Data shown
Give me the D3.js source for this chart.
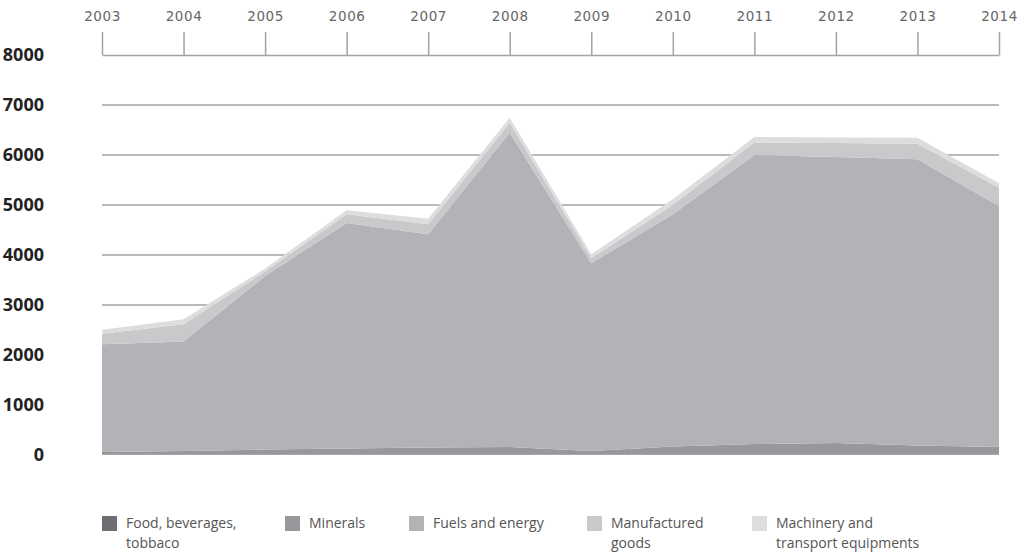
<!DOCTYPE html>
<html>
<head>
<meta charset="utf-8">
<script src="https://cdn.jsdelivr.net/npm/d3@7"></script>
<style>
  body { margin: 0; background: #fff; }
  svg { display: block; }
</style>
</head>
<body>
<div id="chart"></div>
<script>
// values (stacked areas, bottom to top)
const years = [2003, 2004, 2005, 2006, 2007, 2008, 2009, 2010, 2011, 2012, 2013, 2014];
const food = [10, 10, 10, 10, 10, 10, 10, 10, 10, 10, 10, 10];
const minerals = [50, 70, 100, 120, 140, 150, 70, 160, 210, 230, 180, 150];
const fuels = [2154, 2190, 3470, 4510, 4264, 6286, 3754, 4644, 5780, 5720, 5724, 4820];
const manufactured = [210, 345, 90, 175, 200, 200, 100, 190, 250, 280, 312, 366];
const machinery = [80, 100, 60, 80, 110, 100, 80, 110, 110, 110, 120, 90];
const yTicks = [0, 1000, 2000, 3000, 4000, 5000, 6000, 7000, 8000];

const seriesNames = ["Food, beverages, tobbaco", "Minerals", "Fuels and energy", "Manufactured goods", "Machinery and transport equipments"];
const legendLines = [["Food, beverages,", "tobbaco"], ["Minerals"], ["Fuels and energy"], ["Manufactured", "goods"], ["Machinery and", "transport equipments"]];
const colors = ["#6d6e71", "#97989b", "#b2b3b6", "#c8c9cb", "#dcdddf"];

const width = 1018, height = 556;
const keys = ["food", "minerals", "fuels", "manufactured", "machinery"];
const rows = years.map((y, i) => ({
  year: y, food: food[i], minerals: minerals[i], fuels: fuels[i],
  manufactured: manufactured[i], machinery: machinery[i]
}));

const svg = d3.select("#chart").append("svg")
  .attr("width", width)
  .attr("height", height);

const x = d3.scaleLinear().domain([2003, 2014]).range([102, 999]);
const y = d3.scaleLinear().domain([0, 8000]).range([455, 55]);

// grid lines
svg.append("g").selectAll("line")
  .data(yTicks.filter(d => d > 0 && d < 8000))
  .enter().append("line")
  .attr("x1", 102).attr("x2", 999)
  .attr("y1", d => y(d)).attr("y2", d => y(d))
  .attr("stroke", "#a3a3a3")
  .attr("stroke-width", 1.5);

// top axis
const xAxis = d3.axisTop(x)
  .tickValues(years)
  .tickFormat(d3.format("d"))
  .tickSizeInner(23)
  .tickSizeOuter(0)
  .tickPadding(11);

const gx = svg.append("g")
  .attr("transform", "translate(0," + y(8000) + ")")
  .call(xAxis);
gx.select(".domain").attr("stroke", "#a3a3a3").attr("stroke-width", 1.5);
gx.selectAll(".tick line").attr("stroke", "#a3a3a3").attr("stroke-width", 1.5);
gx.selectAll(".tick text")
  .attr("font-family", "DejaVu Sans")
  .attr("font-weight", "normal")
  .attr("font-size", 13.5)
  .attr("letter-spacing", 0.6)
  .attr("fill", "#666");

// y labels
const yAxis = d3.axisLeft(y).tickValues(yTicks).tickFormat(d3.format("d")).tickSize(0).tickPadding(0);
const gy = svg.append("g")
  .attr("transform", "translate(44,0)")
  .call(yAxis);
gy.select(".domain").remove();
gy.selectAll(".tick text")
  .attr("font-family", "Open Sans")
  .attr("font-weight", "bold")
  .attr("font-size", 18)
  .attr("fill", "#222");

// stacked areas
const stack = d3.stack().keys(keys);
const layers = stack(rows);
const area = d3.area()
  .x(d => x(d.data.year))
  .y0(d => y(d[0]))
  .y1(d => y(d[1]));

svg.append("g").selectAll("path")
  .data(layers)
  .enter().append("path")
  .attr("d", area)
  .attr("fill", (d, i) => colors[i]);

// legend
const legendX = [102, 285, 409, 587, 752];
const lg = svg.append("g").selectAll("g")
  .data(seriesNames)
  .enter().append("g")
  .attr("transform", (d, i) => "translate(" + legendX[i] + ",516)");

lg.append("rect")
  .attr("width", 15).attr("height", 15)
  .attr("fill", (d, i) => colors[i]);

lg.append("text")
  .attr("font-family", "Open Sans")
  .attr("font-size", 14)
  .attr("fill", "#555")
  .selectAll("tspan")
  .data((d, i) => legendLines[i])
  .enter().append("tspan")
  .attr("x", 24)
  .attr("y", (d, j) => 12 + j * 20)
  .text(d => d);
</script>
</body>
</html>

What is asked
Quote the material word for word, dropping any images it holds.

Expected answer
Give me the D3.js source for this chart.
<!DOCTYPE html>
<html>
<head>
<meta charset="utf-8">
<script src="https://cdn.jsdelivr.net/npm/d3@7"></script>
<style>
  body { margin: 0; background: #fff; }
  svg { display: block; }
</style>
</head>
<body>
<div id="chart"></div>
<script>
// values (stacked areas, bottom to top)
const years = [2003, 2004, 2005, 2006, 2007, 2008, 2009, 2010, 2011, 2012, 2013, 2014];
const food = [10, 10, 10, 10, 10, 10, 10, 10, 10, 10, 10, 10];
const minerals = [50, 70, 100, 120, 140, 150, 70, 160, 210, 230, 180, 150];
const fuels = [2154, 2190, 3470, 4510, 4264, 6286, 3754, 4644, 5780, 5720, 5724, 4820];
const manufactured = [210, 345, 90, 175, 200, 200, 100, 190, 250, 280, 312, 366];
const machinery = [80, 100, 60, 80, 110, 100, 80, 110, 110, 110, 120, 90];
const yTicks = [0, 1000, 2000, 3000, 4000, 5000, 6000, 7000, 8000];

const seriesNames = ["Food, beverages, tobbaco", "Minerals", "Fuels and energy", "Manufactured goods", "Machinery and transport equipments"];
const legendLines = [["Food, beverages,", "tobbaco"], ["Minerals"], ["Fuels and energy"], ["Manufactured", "goods"], ["Machinery and", "transport equipments"]];
const colors = ["#6d6e71", "#97989b", "#b2b3b6", "#c8c9cb", "#dcdddf"];

const width = 1018, height = 556;
const keys = ["food", "minerals", "fuels", "manufactured", "machinery"];
const rows = years.map((y, i) => ({
  year: y, food: food[i], minerals: minerals[i], fuels: fuels[i],
  manufactured: manufactured[i], machinery: machinery[i]
}));

const svg = d3.select("#chart").append("svg")
  .attr("width", width)
  .attr("height", height);

const x = d3.scaleLinear().domain([2003, 2014]).range([102, 999]);
const y = d3.scaleLinear().domain([0, 8000]).range([455, 55]);

// grid lines
svg.append("g").selectAll("line")
  .data(yTicks.filter(d => d > 0 && d < 8000))
  .enter().append("line")
  .attr("x1", 102).attr("x2", 999)
  .attr("y1", d => y(d)).attr("y2", d => y(d))
  .attr("stroke", "#a3a3a3")
  .attr("stroke-width", 1.5);

// top axis
const xAxis = d3.axisTop(x)
  .tickValues(years)
  .tickFormat(d3.format("d"))
  .tickSizeInner(23)
  .tickSizeOuter(0)
  .tickPadding(11);

const gx = svg.append("g")
  .attr("transform", "translate(0," + y(8000) + ")")
  .call(xAxis);
gx.select(".domain").attr("stroke", "#a3a3a3").attr("stroke-width", 1.5);
gx.selectAll(".tick line").attr("stroke", "#a3a3a3").attr("stroke-width", 1.5);
gx.selectAll(".tick text")
  .attr("font-family", "DejaVu Sans")
  .attr("font-weight", "normal")
  .attr("font-size", 13.5)
  .attr("letter-spacing", 0.6)
  .attr("fill", "#666");

// y labels
const yAxis = d3.axisLeft(y).tickValues(yTicks).tickFormat(d3.format("d")).tickSize(0).tickPadding(0);
const gy = svg.append("g")
  .attr("transform", "translate(44,0)")
  .call(yAxis);
gy.select(".domain").remove();
gy.selectAll(".tick text")
  .attr("font-family", "Open Sans")
  .attr("font-weight", "bold")
  .attr("font-size", 18)
  .attr("fill", "#222");

// stacked areas
const stack = d3.stack().keys(keys);
const layers = stack(rows);
const area = d3.area()
  .x(d => x(d.data.year))
  .y0(d => y(d[0]))
  .y1(d => y(d[1]));

svg.append("g").selectAll("path")
  .data(layers)
  .enter().append("path")
  .attr("d", area)
  .attr("fill", (d, i) => colors[i]);

// legend
const legendX = [102, 285, 409, 587, 752];
const lg = svg.append("g").selectAll("g")
  .data(seriesNames)
  .enter().append("g")
  .attr("transform", (d, i) => "translate(" + legendX[i] + ",516)");

lg.append("rect")
  .attr("width", 15).attr("height", 15)
  .attr("fill", (d, i) => colors[i]);

lg.append("text")
  .attr("font-family", "Open Sans")
  .attr("font-size", 14)
  .attr("fill", "#555")
  .selectAll("tspan")
  .data((d, i) => legendLines[i])
  .enter().append("tspan")
  .attr("x", 24)
  .attr("y", (d, j) => 12 + j * 20)
  .text(d => d);
</script>
</body>
</html>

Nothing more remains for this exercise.